┌────────
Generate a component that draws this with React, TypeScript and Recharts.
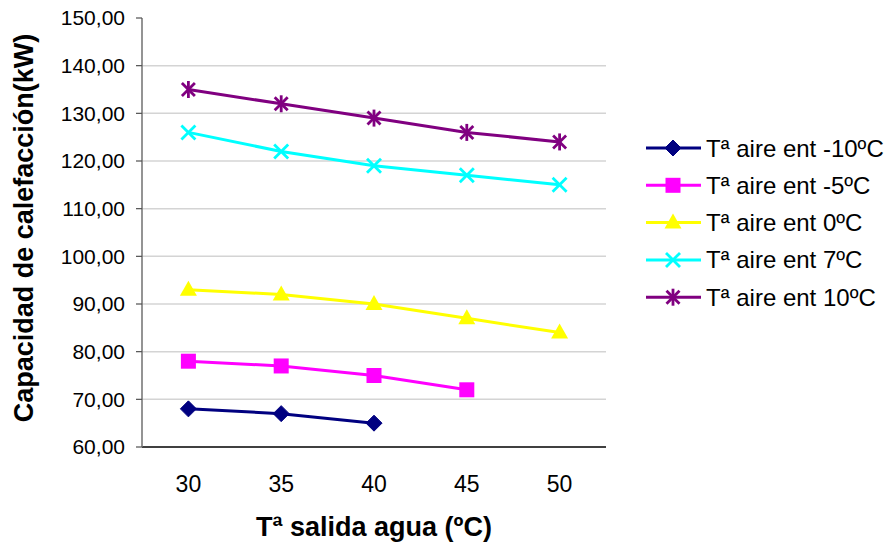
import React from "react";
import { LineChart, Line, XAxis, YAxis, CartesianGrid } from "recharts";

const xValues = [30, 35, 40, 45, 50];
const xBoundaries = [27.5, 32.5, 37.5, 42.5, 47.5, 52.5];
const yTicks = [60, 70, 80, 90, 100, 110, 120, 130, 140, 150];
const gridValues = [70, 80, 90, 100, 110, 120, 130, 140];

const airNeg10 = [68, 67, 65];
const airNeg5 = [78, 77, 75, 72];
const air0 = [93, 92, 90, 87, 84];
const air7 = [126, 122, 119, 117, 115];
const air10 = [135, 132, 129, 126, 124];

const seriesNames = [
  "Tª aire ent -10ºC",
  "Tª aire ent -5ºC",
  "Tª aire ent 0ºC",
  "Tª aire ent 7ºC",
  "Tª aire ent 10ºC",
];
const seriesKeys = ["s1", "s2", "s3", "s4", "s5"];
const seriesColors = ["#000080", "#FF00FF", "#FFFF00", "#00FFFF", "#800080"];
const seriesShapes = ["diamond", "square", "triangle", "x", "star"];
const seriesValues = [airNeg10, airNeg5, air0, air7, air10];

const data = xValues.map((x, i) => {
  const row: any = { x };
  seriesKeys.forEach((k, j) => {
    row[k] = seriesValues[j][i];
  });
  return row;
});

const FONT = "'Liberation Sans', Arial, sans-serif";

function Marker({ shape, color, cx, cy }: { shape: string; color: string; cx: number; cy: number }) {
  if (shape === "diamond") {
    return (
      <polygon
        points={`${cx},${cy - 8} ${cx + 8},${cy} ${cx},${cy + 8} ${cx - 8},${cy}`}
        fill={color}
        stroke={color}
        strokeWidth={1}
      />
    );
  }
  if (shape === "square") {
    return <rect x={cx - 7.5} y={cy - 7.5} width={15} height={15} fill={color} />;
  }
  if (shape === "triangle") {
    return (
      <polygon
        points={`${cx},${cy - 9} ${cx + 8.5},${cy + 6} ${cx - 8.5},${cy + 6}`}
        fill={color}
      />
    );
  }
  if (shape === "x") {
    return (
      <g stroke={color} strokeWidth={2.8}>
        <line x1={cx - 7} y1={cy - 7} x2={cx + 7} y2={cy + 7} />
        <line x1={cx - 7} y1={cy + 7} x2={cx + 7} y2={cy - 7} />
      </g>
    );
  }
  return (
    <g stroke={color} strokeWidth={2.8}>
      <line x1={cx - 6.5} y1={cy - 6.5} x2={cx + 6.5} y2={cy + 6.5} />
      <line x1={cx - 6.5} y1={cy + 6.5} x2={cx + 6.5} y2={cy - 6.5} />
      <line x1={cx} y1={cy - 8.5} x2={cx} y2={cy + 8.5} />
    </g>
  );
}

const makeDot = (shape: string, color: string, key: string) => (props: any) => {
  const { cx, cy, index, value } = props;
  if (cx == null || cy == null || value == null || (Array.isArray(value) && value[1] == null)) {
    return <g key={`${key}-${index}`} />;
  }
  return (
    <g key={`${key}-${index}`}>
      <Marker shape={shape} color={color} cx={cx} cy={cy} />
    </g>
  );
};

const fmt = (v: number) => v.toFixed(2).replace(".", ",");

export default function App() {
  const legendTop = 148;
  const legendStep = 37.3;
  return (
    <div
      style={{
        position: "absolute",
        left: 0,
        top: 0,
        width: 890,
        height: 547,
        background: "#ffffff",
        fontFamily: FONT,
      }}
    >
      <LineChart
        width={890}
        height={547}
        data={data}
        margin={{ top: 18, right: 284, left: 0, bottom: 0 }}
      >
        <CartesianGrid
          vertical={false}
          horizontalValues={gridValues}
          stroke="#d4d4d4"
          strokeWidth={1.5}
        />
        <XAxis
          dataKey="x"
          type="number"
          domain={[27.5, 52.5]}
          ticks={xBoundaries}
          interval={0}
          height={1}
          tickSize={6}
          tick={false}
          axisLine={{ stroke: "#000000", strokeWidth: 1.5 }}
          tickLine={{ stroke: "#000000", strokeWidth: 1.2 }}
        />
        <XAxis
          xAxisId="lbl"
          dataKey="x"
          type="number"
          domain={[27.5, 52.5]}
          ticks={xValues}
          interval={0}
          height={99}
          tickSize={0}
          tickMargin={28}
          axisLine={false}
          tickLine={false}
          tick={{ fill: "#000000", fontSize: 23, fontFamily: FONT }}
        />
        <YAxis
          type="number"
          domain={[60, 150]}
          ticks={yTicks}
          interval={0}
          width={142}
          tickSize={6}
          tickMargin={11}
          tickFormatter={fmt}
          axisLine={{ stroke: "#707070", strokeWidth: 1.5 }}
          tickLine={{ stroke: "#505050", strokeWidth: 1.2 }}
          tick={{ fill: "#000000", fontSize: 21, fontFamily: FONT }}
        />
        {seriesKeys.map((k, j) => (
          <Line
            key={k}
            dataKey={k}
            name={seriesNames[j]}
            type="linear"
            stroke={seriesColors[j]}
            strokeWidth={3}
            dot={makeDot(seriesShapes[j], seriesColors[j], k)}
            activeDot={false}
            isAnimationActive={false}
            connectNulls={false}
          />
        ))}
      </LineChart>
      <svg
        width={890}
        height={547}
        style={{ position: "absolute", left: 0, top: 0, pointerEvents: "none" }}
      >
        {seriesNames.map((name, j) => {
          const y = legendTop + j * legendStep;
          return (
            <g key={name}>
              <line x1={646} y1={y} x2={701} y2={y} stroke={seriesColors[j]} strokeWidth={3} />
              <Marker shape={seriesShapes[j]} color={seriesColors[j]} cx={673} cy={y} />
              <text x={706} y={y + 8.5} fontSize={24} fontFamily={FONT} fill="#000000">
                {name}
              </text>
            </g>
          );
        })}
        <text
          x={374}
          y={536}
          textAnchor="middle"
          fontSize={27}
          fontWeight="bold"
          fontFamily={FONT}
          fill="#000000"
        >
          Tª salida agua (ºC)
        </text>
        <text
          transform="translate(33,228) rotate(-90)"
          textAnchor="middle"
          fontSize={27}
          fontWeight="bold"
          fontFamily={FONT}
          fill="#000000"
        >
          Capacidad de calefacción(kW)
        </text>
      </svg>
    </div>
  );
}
└────────
◆ Problem requirements: Starting at the first line of the material, output exactly the lines up to and including the one with "const air10 = [135, 132, 129, 126, 124];". Do not include the pictures.

◆ Answer in full:
Generate a component that draws this with React, TypeScript and Recharts.
import React from "react";
import { LineChart, Line, XAxis, YAxis, CartesianGrid } from "recharts";

const xValues = [30, 35, 40, 45, 50];
const xBoundaries = [27.5, 32.5, 37.5, 42.5, 47.5, 52.5];
const yTicks = [60, 70, 80, 90, 100, 110, 120, 130, 140, 150];
const gridValues = [70, 80, 90, 100, 110, 120, 130, 140];

const airNeg10 = [68, 67, 65];
const airNeg5 = [78, 77, 75, 72];
const air0 = [93, 92, 90, 87, 84];
const air7 = [126, 122, 119, 117, 115];
const air10 = [135, 132, 129, 126, 124];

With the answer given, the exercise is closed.